Directive = Search the data for the string "that" and gather each line it is in.

Exercise input =
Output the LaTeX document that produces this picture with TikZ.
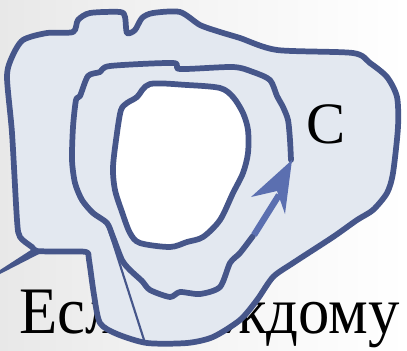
\documentclass[tikz,border=0pt]{standalone}
\usepackage{fontspec}
\setmainfont{Liberation Serif}
\definecolor{rim}{HTML}{46568A}
\definecolor{sheet}{HTML}{E3E8F0}
\definecolor{arrowblue}{HTML}{5B6FB0}
\begin{document}
\begin{tikzpicture}[x=0.75pt, y=-0.75pt, line join=round, line cap=round]
  \tikzset{rimline/.style={draw=rim, line width=4.3pt}}
  \useasboundingbox (0,0) rectangle (407,350);
  \shade[left color=black!9, right color=white, middle color=white!96!black] (0,0) rectangle (407,350);
  \node[anchor=base west, inner sep=0pt, yscale=1.06, font=\fontsize{47}{48}\selectfont] (phrase) at (19,333) {Если каждому};
  % the sheet, with its cut to the left
  \fill[rim] (34,248) -- (0,270) -- (0,274) -- (39,254) -- cycle;
  \filldraw[rimline, fill=sheet] plot[smooth cycle, tension=0.45] coordinates {
    (47,33) (73,32) (78,20) (90,13) (120,12) (125,17) (127,33) (135,30) (142,18)
    (153,13) (180,12) (200,25) (220,32) (240,38) (277,50) (353,53) (370,63)
    (387,77) (397,97) (398,127) (393,173) (387,193) (373,210) (357,220)
    (333,237) (293,263) (273,277) (257,300) (240,320) (213,337) (187,343)
    (147,343) (117,334) (100,323) (94,295) (89,260) (86,252) (60,251.5)
    (37,251) (32,247) (20,237) (17,220) (12,133) (7,77) (12,57) (23,40)};
  % the path C round the hole
  \draw[rimline] plot[smooth, tension=0.45] coordinates {
    (291,160) (290,140) (288,120) (283,107) (277,96) (270,80) (253,72)
    (233,67) (180,69) (173,63) (110,66) (100,72) (88,76) (80,96) (76,100)
    (73,127) (72,160) (75,183) (82,200) (93,213) (107,223) (113,237)
    (122,260) (130,270) (142,281) (150,290) (170,297) (180,292) (200,294)
    (220,287) (230,263) (240,253) (253,236)};
  \draw[draw=rim, line width=1.6pt] (107,224) -- (145,343);
  % the hole
  \filldraw[rimline, fill=white] plot[smooth cycle, tension=0.5] coordinates {
    (150,84) (187,85) (220,88) (233,97) (243,113) (248,130) (248,153)
    (243,173) (233,193) (220,220) (203,237) (187,242) (170,247) (140,243)
    (130,233) (122,212) (115,190) (113,167) (117,133) (121,110) (127,103)
    (137,97)};
  % arrow on C
  \draw[arrowblue, line width=4.8pt, line cap=butt] (254,235) -- (279,195);
  \fill[arrowblue] (292,160) -- (251,197) -- (277,191) -- (285,214) -- cycle;
  \node[font=\fontsize{44}{44}\selectfont] (labelC) at (326,124) {C};
\end{tikzpicture}
\end{document}
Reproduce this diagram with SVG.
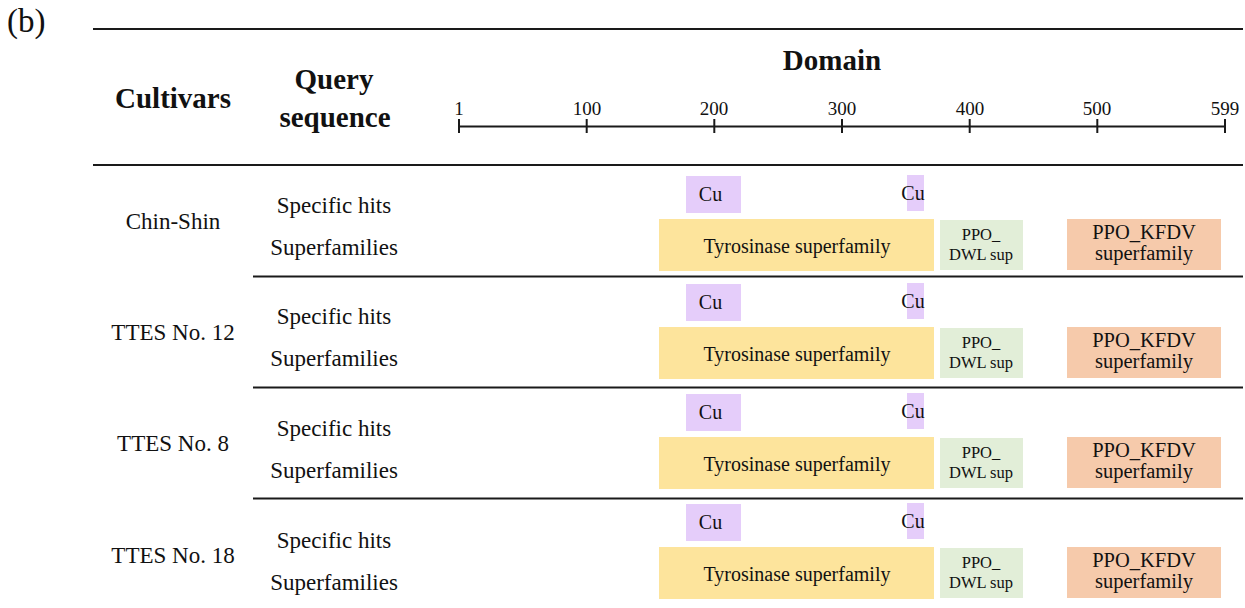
<svg xmlns="http://www.w3.org/2000/svg" width="1245" height="608" viewBox="0 0 1245 608">
<style>
text{font-family:"Liberation Serif","Times New Roman",serif;fill:#111}
.hd{font-weight:bold;font-size:29px;text-anchor:middle}
.lb{font-size:23px;text-anchor:middle}
.ax{font-size:19px;text-anchor:middle}
.bx{font-size:20px;text-anchor:middle}
.kt{font-size:20.5px;text-anchor:middle}
.sm{font-size:16.5px;text-anchor:middle}
.rule{stroke:#1a1a1a;stroke-width:2;fill:none}
.cu{fill:#e5cdfa}
.ty{fill:#fde49c}
.dw{fill:#e2eed8}
.kf{fill:#f6caab}
</style>
<text x="7" y="32" style="font-size:33px">(b)</text>
<g id="rules">
<line class="rule" x1="93" y1="29" x2="1243" y2="29" stroke-width="2.5"/>
<line class="rule" x1="93" y1="165" x2="1243" y2="165"/>
<line class="rule" x1="253" y1="276.5" x2="1243" y2="276.5"/>
<line class="rule" x1="253" y1="387.5" x2="1243" y2="387.5"/>
<line class="rule" x1="253" y1="498.5" x2="1243" y2="498.5"/>
</g>
<g id="header">
<text class="hd" x="173" y="108">Cultivars</text>
<text class="hd" x="334" y="89">Query</text>
<text class="hd" x="335" y="127">sequence</text>
<text class="hd" x="832" y="70">Domain</text>
</g>
<g id="axis">
<line class="rule" x1="459" y1="126.5" x2="1225" y2="126.5"/>
<g class="rule">
<line x1="459" y1="119" x2="459" y2="133"/>
<line x1="586.7" y1="119" x2="586.7" y2="133"/>
<line x1="714.3" y1="119" x2="714.3" y2="133"/>
<line x1="842" y1="119" x2="842" y2="133"/>
<line x1="969.7" y1="119" x2="969.7" y2="133"/>
<line x1="1097.3" y1="119" x2="1097.3" y2="133"/>
<line x1="1225" y1="119" x2="1225" y2="133"/>
</g>
<text class="ax" x="459" y="115">1</text>
<text class="ax" x="587" y="115">100</text>
<text class="ax" x="714" y="115">200</text>
<text class="ax" x="842" y="115">300</text>
<text class="ax" x="970" y="115">400</text>
<text class="ax" x="1097" y="115">500</text>
<text class="ax" x="1225" y="115">599</text>
</g>
<g id="labels">
<text class="lb" x="173" y="229">Chin-Shin</text>
<text class="lb" x="334" y="213">Specific hits</text>
<text class="lb" x="334" y="255">Superfamilies</text>
<text class="lb" x="173" y="340">TTES No. 12</text>
<text class="lb" x="334" y="324">Specific hits</text>
<text class="lb" x="334" y="366">Superfamilies</text>
<text class="lb" x="173" y="451">TTES No. 8</text>
<text class="lb" x="334" y="436">Specific hits</text>
<text class="lb" x="334" y="478">Superfamilies</text>
<text class="lb" x="173" y="563">TTES No. 18</text>
<text class="lb" x="334" y="548">Specific hits</text>
<text class="lb" x="334" y="590">Superfamilies</text>
</g>
<defs>
<g id="domains">
<rect class="cu" x="686" y="176" width="55" height="37"/>
<text class="bx" x="710.5" y="201">Cu</text>
<rect class="cu" x="907" y="175" width="17" height="36"/>
<text class="bx" x="913" y="200">Cu</text>
<rect class="ty" x="659" y="219" width="275" height="52"/>
<text class="bx" x="797" y="253">Tyrosinase superfamily</text>
<rect class="dw" x="940" y="220" width="83" height="50"/>
<text class="sm" x="981" y="240">PPO_</text>
<text class="sm" x="981" y="260">DWL sup</text>
<rect class="kf" x="1067" y="219" width="154" height="51"/>
<text class="kt" x="1144" y="239">PPO_KFDV</text>
<text class="kt" x="1144" y="260">superfamily</text>
</g>
</defs>
<g id="row-chin-shin"><use href="#domains"/></g>
<g id="row-ttes12" transform="translate(0,108)"><use href="#domains"/></g>
<g id="row-ttes8" transform="translate(0,218)"><use href="#domains"/></g>
<g id="row-ttes18" transform="translate(0,328)"><use href="#domains"/></g>
</svg>
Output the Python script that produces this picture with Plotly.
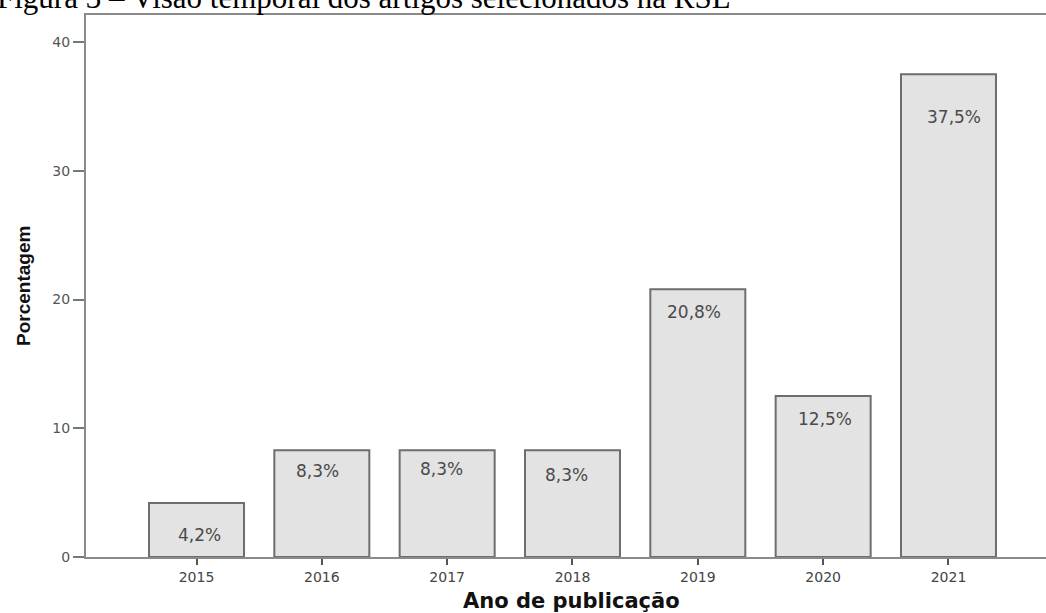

Problem solution =
Output the LaTeX document that produces this picture with TikZ.
Output the Python script that produces this picture with Plotly.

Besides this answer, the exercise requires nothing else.